Flox rocks the Nix box by conquering code chaos

FOSS CLI package management framework for repeatable, declarative deployments across multiple platforms

FOSDEM Flox aims to make Nix easier for newcomers, simplifying the job of installing identical development environments across Linux and macOS.

The Reg has looked at the Nix packaging system before, and the distro built with it a year later.

Nix is a radically different way to manage software on Unix-like OSes. It solves a lot of the problems caused by traditional methods, at the price of breaking a lot of assumptions and conventions.

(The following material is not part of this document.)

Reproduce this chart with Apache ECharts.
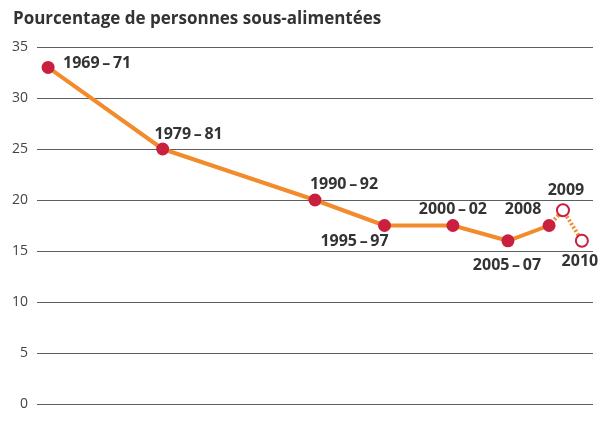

So since it was invented 21 years ago, the maintainers of more mainstream distros have invented Snap, Flatpak, AppImage, and others, all in efforts to fix much the same problems.

Tech startup Flox hopes to simplify and demystify Nix, and has just released version 1.0 of its eponymous product, which it calls a virtual environment and package manager all rolled into one.

Alongside the Flox command-line tool, the company offers FloxHub, an online repository for sharing and managing Flox environments. The name is a callback to GitHub, and the commands for dealing with it – uploading Flox environment definitions, managing them and downloading and deploying them – intentionally resemble Git and local package-management commands, which most Linux and Mac developers will already know well.

The Flox platform is based on Nix, and it draws components from the enormous Nixpkgs repository that contains more than 80,000 packages. The plan is to offer a simpler and more familiar interface than Nix itself, which uses its own pure functional language to manage software. The Reg FOSS desk spent some hours talking with Flox CEO Ron Efroni and CTO Michael Brantley at FOSDEM last year.

Pure functional programming has many strengths, such as declarative coding – where you specify what results you want, rather than devising the logic of how to work them out. (Think of SQL: SELECT name FROM students WHERE age >= 12 – you don't need to tell the database how to sort, search, or match; you just tell it what answers you're looking for, and it does the hard part for you.) However, functional programming is such a different way of working from conventional imperative languages that many people find it very hard, to the extent that there are many jokes about it.

Flox wraps up all the complicated Nix stuff so that you just need to list the components you want, and any environment variables to set or commands to run, in a TOML format manifest. You don't need to specify packages or versions or architectures or any of the nitty-gritty – it handles all that for you. Flox then installs or builds whatever is needed to create that exact environment on your target system – whatever that OS happens to be. Flox is currently available in both .deb and .rpm formats, for both x86-64 and ARM64 Linux and ARM64 macOS.

As Flox developer Zach Mitchell puts it in his clear and not-too-technical introduction to Flox 1:

Since all of this is built using Nix, these environments are bulletproof and portable across different operating systems and architectures.


With Flox you can benefit from Nix without needing to know Nix.

Flox abstracts away and replaces the functionality of any particular distribution's package manager, or add-on ones such as Homebrew on macOS. It also replaces container management systems such as Docker, and for developers, add-on configuration management software such as Red Hat's Ansible.

The company's blog post about the release talks about qualities such as declarative specifications and reproducibility. These are things Flox inherits from its Nix underpinnings. Flox environments are reproducible, meaning you'll get the exact same versions of the same components on each machine, regardless of the OS underneath or what it provides – including if those components have changed since the environment was created.

It's declarative, which means that you just specify the result you want, rather than how to achieve it. You don't need to specify checks for presence of existing components, or repositories or other software sources, or package-handling commands.

It's composable, meaning that environments aren't exclusive like container images. If you want both your front end and your back end environments at once, just activate both and Flox does the rest. The company also claims that its tools are faster than Nix itself, whose slow performance is one of the few complaints we often hear about it.

This vulture has never been a software developer, and so for us, most of this stuff is entirely theoretical. However, we've spoken with quite a few Nix users and their passionate enthusiasm always shines through. They readily concede that it's hard to get to grips with, though, and that it can be slow and very resource-intensive.

Flox seems to confront that problem head on, and impose a simpler and much more familiar model on top of the very alien world of Nix, along with tooling for sharing manifests and environments. For this initial release, Flox is keeping things simple with just a CLI tool and an online repository … but the company has bigger and more ambitious plans for the future.